Three Factors When Designing Your Print Job

When designing a piece to be printed, three important measurements from largest to smallest are Bleed, Trim and Live Area.

What is a “Bleed”?

A bleed is any part of your design that extends up to or past the edge of a page. Items meant to go to the edge of the page need a bleed to compensate for slight variations when printing and cutting the edges of the paper. Without a bleed included in artwork, a small non-printed gap or blank edge can appear in the final piece.

We use a standard bleed of .125” (1/8-inch) to ensure no blank edges are left. This adds .25” (1/4-inch) to each dimension of the piece. (For example, a 5”x7” postcard with a .125” bleed becomes 5.25”x7.25”. The outer .125” edge is cut off each side to reach the final trim size of 5”x7”.)

What is a “Trim”?

Trim is the final size of your piece when cut. If your piece folds, trim is the flat, un-folded size. Sounds simple enough, and usually is, but if you have a folded, multi-page booklet, the final trim size may be slightly smaller than you think.

When folded, the inner pages stick out from behind the cover sheet, so the booklet needs a “face trim” to even up the outer edge. The sheets closer to the center stick out further and get more trimmed off than the cover. (This is called “creep” as the images on the pages seem to creep toward the trim.)

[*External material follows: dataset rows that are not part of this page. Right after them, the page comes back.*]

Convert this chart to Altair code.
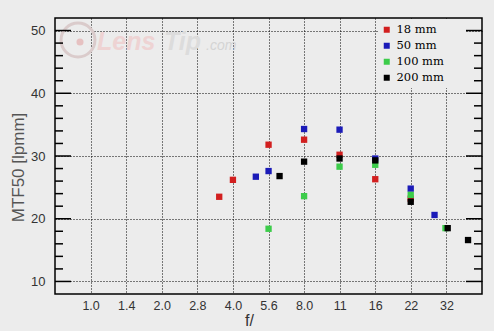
import altair as alt
import pandas as pd

# ---- data ----
f_18 = [3.5, 4.0, 5.66, 8.0, 11.3, 16.0, 22.6]
mtf_18 = [23.5, 26.2, 31.8, 32.6, 30.2, 26.3, 23.2]

f_50 = [5.0, 5.66, 8.0, 11.3, 16.0, 22.6, 28.5]
mtf_50 = [26.7, 27.6, 34.3, 34.2, 29.6, 24.8, 20.6]

f_100 = [5.66, 8.0, 11.3, 16.0, 22.6, 31.7]
mtf_100 = [18.4, 23.6, 28.3, 28.6, 23.8, 18.5]

f_200 = [6.3, 8.0, 11.3, 16.0, 22.6, 32.4, 39.5]
mtf_200 = [26.8, 29.1, 29.6, 29.3, 22.7, 18.5, 16.6]

series = ["18 mm", "50 mm", "100 mm", "200 mm"]
colors = ["#d21f1f", "#1b1bb8", "#3ccc4a", "#000000"]

x_tick_values = [1.0, 1.414, 2.0, 2.828, 4.0, 5.657, 8.0, 11.31, 16.0, 22.63, 32.0]
x_tick_labels = ["1.0", "1.4", "2.0", "2.8", "4.0", "5.6", "8.0", "11", "16", "22", "32"]
y_major = [10, 20, 30, 40, 50]
y_minor = [12, 14, 16, 18, 22, 24, 26, 28, 32, 34, 36, 38, 42, 44, 46, 48]

# ---- tables ----
rows = []
for name, fs, ms in zip(series, [f_18, f_50, f_100, f_200], [mtf_18, mtf_50, mtf_100, mtf_200]):
    for f, m in zip(fs, ms):
        rows.append({"series": name, "f": f, "mtf": m})
df = pd.DataFrame(rows)

major_df = pd.DataFrame({"v": y_major})
minor_df = pd.DataFrame({"v": y_minor})
one = pd.DataFrame({"k": [0]})

# label expression built from the tick lists
expr = f"'{x_tick_labels[-1]}'"
for i in range(len(x_tick_values) - 2, -1, -1):
    mid = (x_tick_values[i] + x_tick_values[i + 1]) / 2
    expr = f"datum.value < {mid:.4f} ? '{x_tick_labels[i]}' : ({expr})"

W, H = 427, 276
BG = "#ececec"

xscale = alt.Scale(type="log", base=2, domain=[0.7071, 45.25], nice=False, zero=False)
yscale = alt.Scale(domain=[8, 52], nice=False, zero=False)

xaxis = alt.Axis(
    values=x_tick_values, labelExpr=expr, title="f/", grid=True, gridColor="#000000",
    gridDash=[1, 2], gridWidth=1, gridOpacity=1, domain=False, ticks=False, tickSize=0,
    labelFont="Liberation Sans", labelFontSize=12.5, labelColor="#333333", labelPadding=5,
    labelFlush=False, titleFont="Liberation Sans", titleFontSize=16, titleFontWeight="normal",
    titleColor="#333333", titleX=194, titleY=31, titleBaseline="alphabetic", titleAlign="center",
)
yaxis = alt.Axis(
    values=y_major, title="MTF50 [lpmm]", grid=True, gridColor="#000000", gridDash=[1, 2],
    gridWidth=1, gridOpacity=1, domain=False, ticks=False, tickSize=0,
    labelFont="Liberation Sans", labelFontSize=13, labelColor="#333333", labelPadding=10,
    titleFont="Liberation Sans", titleFontSize=17, titleFontWeight="normal", titleColor="#555555",
    titleX=-37, titleY=149, titleBaseline="middle", titleAlign="center", titleAngle=-90,
)

# faint watermark
wm_circle = alt.Chart(one).mark_point(
    shape="circle", filled=False, size=1150, color="#dacbcb", strokeWidth=3, opacity=1
).encode(x=alt.value(23), y=alt.value(22))
wm_dot = alt.Chart(one).mark_point(
    shape="circle", filled=True, size=50, color="#e6bcbc", opacity=0.9
).encode(x=alt.value(25), y=alt.value(24))
wm_lens = alt.Chart(one).mark_text(
    text="Lens", font="Liberation Sans", fontSize=25, fontWeight="bold", fontStyle="italic",
    color="#eed3d3", align="left", baseline="alphabetic"
).encode(x=alt.value(42), y=alt.value(32))
wm_tip = alt.Chart(one).mark_text(
    text="Tip", font="Liberation Sans", fontSize=25, fontWeight="bold", fontStyle="italic",
    color="#dcdcdc", align="left", baseline="alphabetic"
).encode(x=alt.value(109), y=alt.value(32))
wm_com = alt.Chart(one).mark_text(
    text=".com", font="Liberation Sans", fontSize=14, fontStyle="italic",
    color="#d4d4d4", align="left", baseline="alphabetic"
).encode(x=alt.value(151), y=alt.value(32))

# legend backdrop (hides grid behind legend)
legend_bg = alt.Chart(one).mark_rect(color=BG).encode(
    x=alt.value(323), x2=alt.value(411), y=alt.value(1), y2=alt.value(70)
)

# inward tick marks on both sides
left_major = alt.Chart(major_df).mark_rule(color="#000000", strokeWidth=1.5).encode(
    y=alt.Y("v:Q", scale=yscale, axis=yaxis), x=alt.value(0), x2=alt.value(16))
left_minor = alt.Chart(minor_df).mark_rule(color="#000000", strokeWidth=1.5).encode(
    y=alt.Y("v:Q", scale=yscale), x=alt.value(0), x2=alt.value(8))
right_major = alt.Chart(major_df).mark_rule(color="#000000", strokeWidth=1.5).encode(
    y=alt.Y("v:Q", scale=yscale), x=alt.value(W - 16), x2=alt.value(W))
right_minor = alt.Chart(minor_df).mark_rule(color="#000000", strokeWidth=1.5).encode(
    y=alt.Y("v:Q", scale=yscale), x=alt.value(W - 8), x2=alt.value(W))

points = alt.Chart(df).mark_square(size=40, opacity=1).encode(
    x=alt.X("f:Q", scale=xscale, axis=xaxis),
    y=alt.Y("mtf:Q", scale=yscale, axis=yaxis),
    color=alt.Color(
        "series:N",
        scale=alt.Scale(domain=series, range=colors),
        legend=alt.Legend(
            title=None, orient="none", legendX=326, legendY=6, padding=0,
            symbolType="square", symbolSize=36, symbolStrokeWidth=0,
            labelFont="DejaVu Serif", labelFontSize=11.5, labelColor="#000000",
            labelOffset=4, rowPadding=3,
        ),
    ),
)

chart = alt.layer(
    wm_circle, wm_dot, wm_lens, wm_tip, wm_com,
    legend_bg, left_major, left_minor, right_major, right_minor, points,
).properties(
    width=W, height=H, background=BG,
    padding={"left": 55, "top": 18, "right": 12, "bottom": 37},
    autosize=alt.AutoSizeParams(type="none"),
).configure_view(
    stroke="#000000", strokeWidth=1.5, fill=BG
)

chart.save("out.html", embed_options={"renderer": "svg", "actions": False})
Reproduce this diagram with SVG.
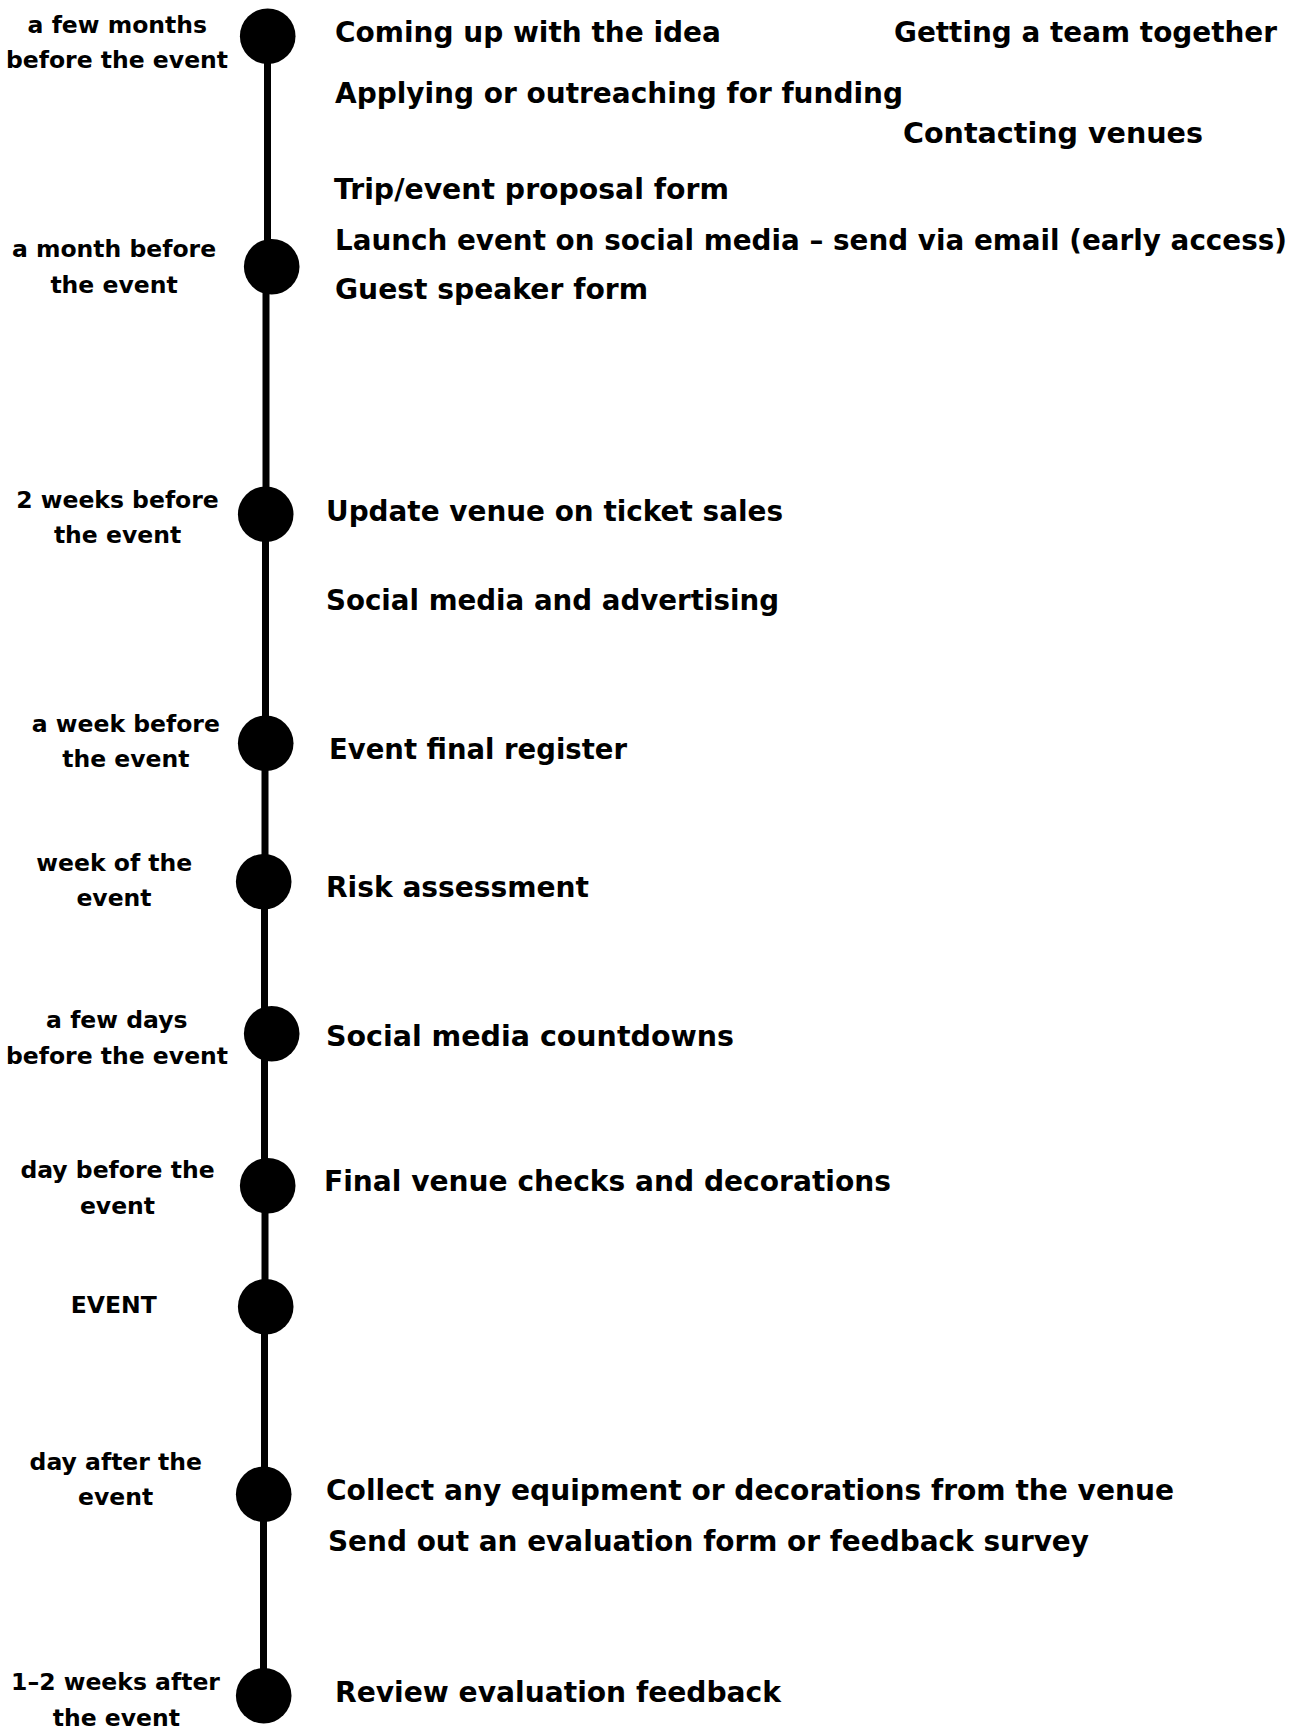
<svg xmlns="http://www.w3.org/2000/svg" width="1298" height="1726" viewBox="0 0 1298 1726">
<style>
.lbl{font-family:"DejaVu Sans","Liberation Sans",sans-serif;font-weight:bold;font-size:23.5px;fill:#000;text-anchor:middle}
.task{font-family:"DejaVu Sans","Liberation Sans",sans-serif;font-weight:bold;font-size:27.5px;fill:#000}
.dot{fill:#000}
.seg{stroke:#000;stroke-width:7;fill:none}
</style>
<rect width="1298" height="1726" fill="#fff"/>
<g id="connectors">
<line class="seg" x1="267.5" y1="36" x2="267.5" y2="267"/>
<line class="seg" x1="266" y1="267" x2="266" y2="514"/>
<line class="seg" x1="265.5" y1="514" x2="265.5" y2="743"/>
<line class="seg" x1="265" y1="743" x2="265" y2="882"/>
<line class="seg" x1="264.5" y1="882" x2="264.5" y2="1034"/>
<line class="seg" x1="264.5" y1="1034" x2="264.5" y2="1186"/>
<line class="seg" x1="265" y1="1186" x2="265" y2="1307"/>
<line class="seg" x1="264.5" y1="1307" x2="264.5" y2="1494"/>
<line class="seg" x1="263.5" y1="1494" x2="263.5" y2="1696"/>
</g>
<g id="m1">
<circle class="dot" cx="267.7" cy="36.2" r="27.8"/>
<text class="lbl" x="117.3" y="33.3">a few months</text>
<text class="lbl" x="117" y="68.3">before the event</text>
<text class="task" x="335" y="41.5" textLength="386" lengthAdjust="spacingAndGlyphs">Coming up with the idea</text>
<text class="task" x="894" y="41.5" textLength="383" lengthAdjust="spacingAndGlyphs">Getting a team together</text>
<text class="task" x="335" y="103" textLength="568" lengthAdjust="spacingAndGlyphs">Applying or outreaching for funding</text>
<text class="task" x="903" y="142.5" textLength="300" lengthAdjust="spacingAndGlyphs">Contacting venues</text>
</g>
<g id="m2">
<circle class="dot" cx="271.7" cy="266.7" r="27.8"/>
<text class="lbl" x="114" y="256.7">a month before</text>
<text class="lbl" x="114" y="292.7">the event</text>
<text class="task" x="334" y="198.5" textLength="395" lengthAdjust="spacingAndGlyphs">Trip/event proposal form</text>
<text class="task" x="335" y="249.5" textLength="952" lengthAdjust="spacingAndGlyphs">Launch event on social media – send via email (early access)</text>
<text class="task" x="335" y="298.5" textLength="313" lengthAdjust="spacingAndGlyphs">Guest speaker form</text>
</g>
<g id="m3">
<circle class="dot" cx="265.7" cy="514.3" r="27.8"/>
<text class="lbl" x="117.5" y="508">2 weeks before</text>
<text class="lbl" x="117.5" y="543">the event</text>
<text class="task" x="326" y="521" textLength="457" lengthAdjust="spacingAndGlyphs">Update venue on ticket sales</text>
<text class="task" x="326" y="609.5" textLength="453" lengthAdjust="spacingAndGlyphs">Social media and advertising</text>
</g>
<g id="m4">
<circle class="dot" cx="265.7" cy="743.3" r="27.8"/>
<text class="lbl" x="125.8" y="731.7">a week before</text>
<text class="lbl" x="125.8" y="766.7">the event</text>
<text class="task" x="329" y="758.5" textLength="298" lengthAdjust="spacingAndGlyphs">Event final register</text>
</g>
<g id="m5">
<circle class="dot" cx="263.7" cy="881.7" r="27.8"/>
<text class="lbl" x="114.3" y="870.7">week of the</text>
<text class="lbl" x="114" y="906">event</text>
<text class="task" x="326" y="897" textLength="263" lengthAdjust="spacingAndGlyphs">Risk assessment</text>
</g>
<g id="m6">
<circle class="dot" cx="271.7" cy="1033.7" r="27.8"/>
<text class="lbl" x="116.8" y="1028.3">a few days</text>
<text class="lbl" x="117" y="1064.3">before the event</text>
<text class="task" x="326" y="1046" textLength="408" lengthAdjust="spacingAndGlyphs">Social media countdowns</text>
</g>
<g id="m7">
<circle class="dot" cx="267.7" cy="1185.7" r="27.8"/>
<text class="lbl" x="117.5" y="1178.3">day before the</text>
<text class="lbl" x="117.5" y="1214.3">event</text>
<text class="task" x="324" y="1191" textLength="567" lengthAdjust="spacingAndGlyphs">Final venue checks and decorations</text>
</g>
<g id="m8">
<circle class="dot" cx="265.7" cy="1306.7" r="27.8"/>
<text class="lbl" x="113.7" y="1312.7">EVENT</text>
</g>
<g id="m9">
<circle class="dot" cx="263.7" cy="1494.3" r="27.8"/>
<text class="lbl" x="115.8" y="1470">day after the</text>
<text class="lbl" x="115.7" y="1505">event</text>
<text class="task" x="326" y="1499.5" textLength="848" lengthAdjust="spacingAndGlyphs">Collect any equipment or decorations from the venue</text>
<text class="task" x="328" y="1551" textLength="761" lengthAdjust="spacingAndGlyphs">Send out an evaluation form or feedback survey</text>
</g>
<g id="m10">
<circle class="dot" cx="263.7" cy="1695.7" r="27.8"/>
<text class="lbl" x="115.5" y="1690">1–2 weeks after</text>
<text class="lbl" x="116.3" y="1726">the event</text>
<text class="task" x="335" y="1701.5" textLength="446" lengthAdjust="spacingAndGlyphs">Review evaluation feedback</text>
</g>
</svg>
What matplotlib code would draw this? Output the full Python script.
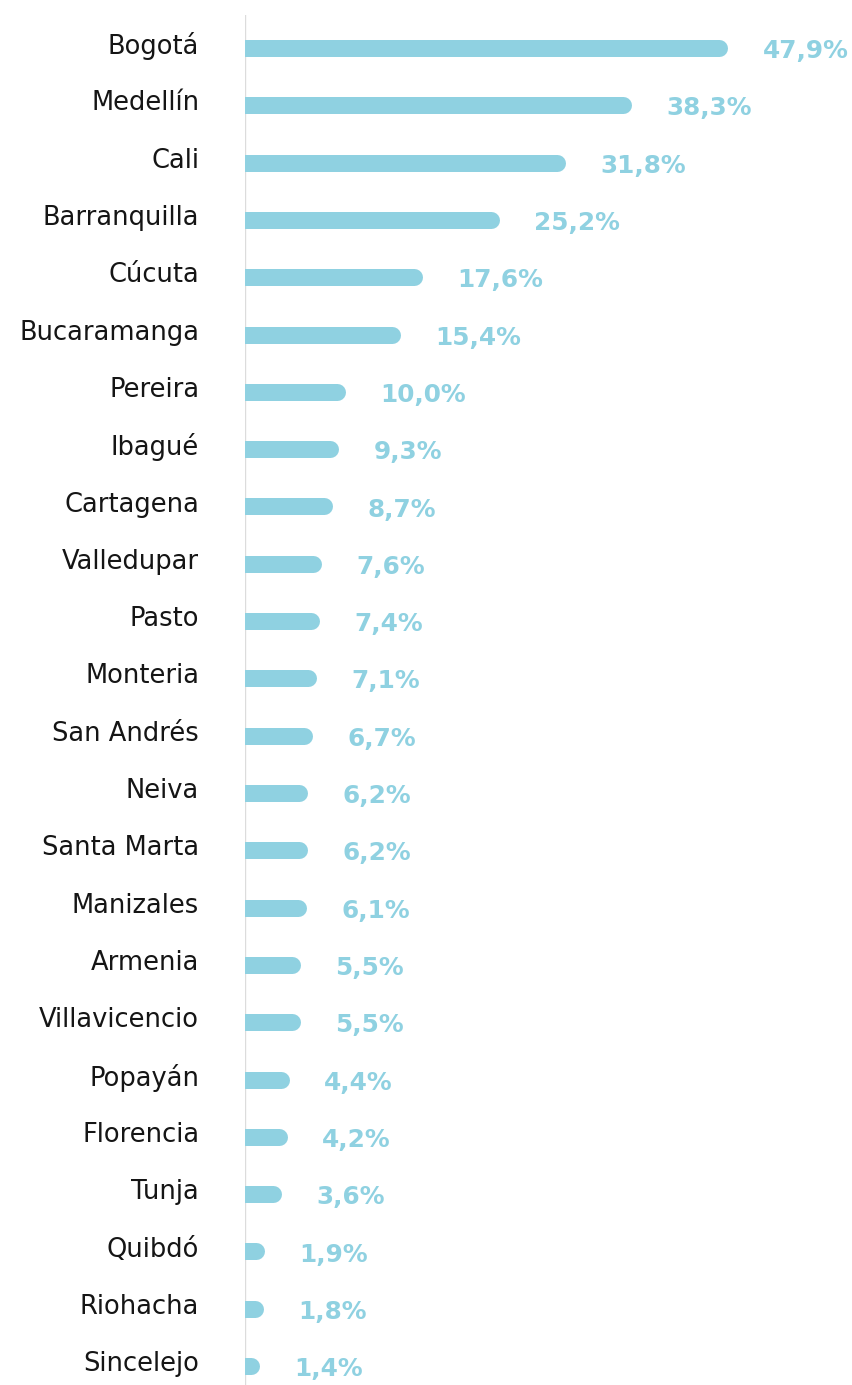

Design your pages all the same size as you normally would, but adjust the design on the pages to compensate for creep to keep all the important text and graphics in the live area.

Okay, so what is “Live Area” and why it is important to design within this area?

Live Area is smallest of our three measurements and just like you extend your design out for bleed, you want to pull in important design elements for live area. Live area is the area in which important text or images are safe from being cut or cropped when a piece is trimmed or folded.

How do I know my Live Area?

Every piece has its own live area. For example, we recommend a live area be .125” (1/8-inch) from the finished edge on every side of a single sheet piece with a bleed. Pieces without bleed should be certain to be within the margin of the sheet, usually .25” to .50” (1/4-inch to 1/2-inch).

The live area in a folded booklet shrinks. When the inner pages that stick out from behind the cover sheet are trimmed, the cover also is trimmed, so the cover’s live area is smaller than if it was just a single sheet by itself. The thickness and number of pages help determine the live area.

(One method you can use to figure your live area is to create a mock up, even if only with the blank stock, and trimming the outer edge. Whatever size your finished piece comes to, move in at least .125” from that outer edge; .25” is probably safer.)

General Guideline Points:

For pieces that don’t bleed, be sure to account for printer margins. You don’t want your printer cutting the edge off of your design. This includes margins between multiple pieces on a sheet.

For pieces that do bleed, like business cards or small postcards, use .125” from the trim edge for your live area.

For larger pieces like booklets or folders, using .25” to .50” from the trim edge for your live area is a good rule-of-thumb.

Checking to make sure how much to allow for both the live area and the bleed before you start your design can save you time and money.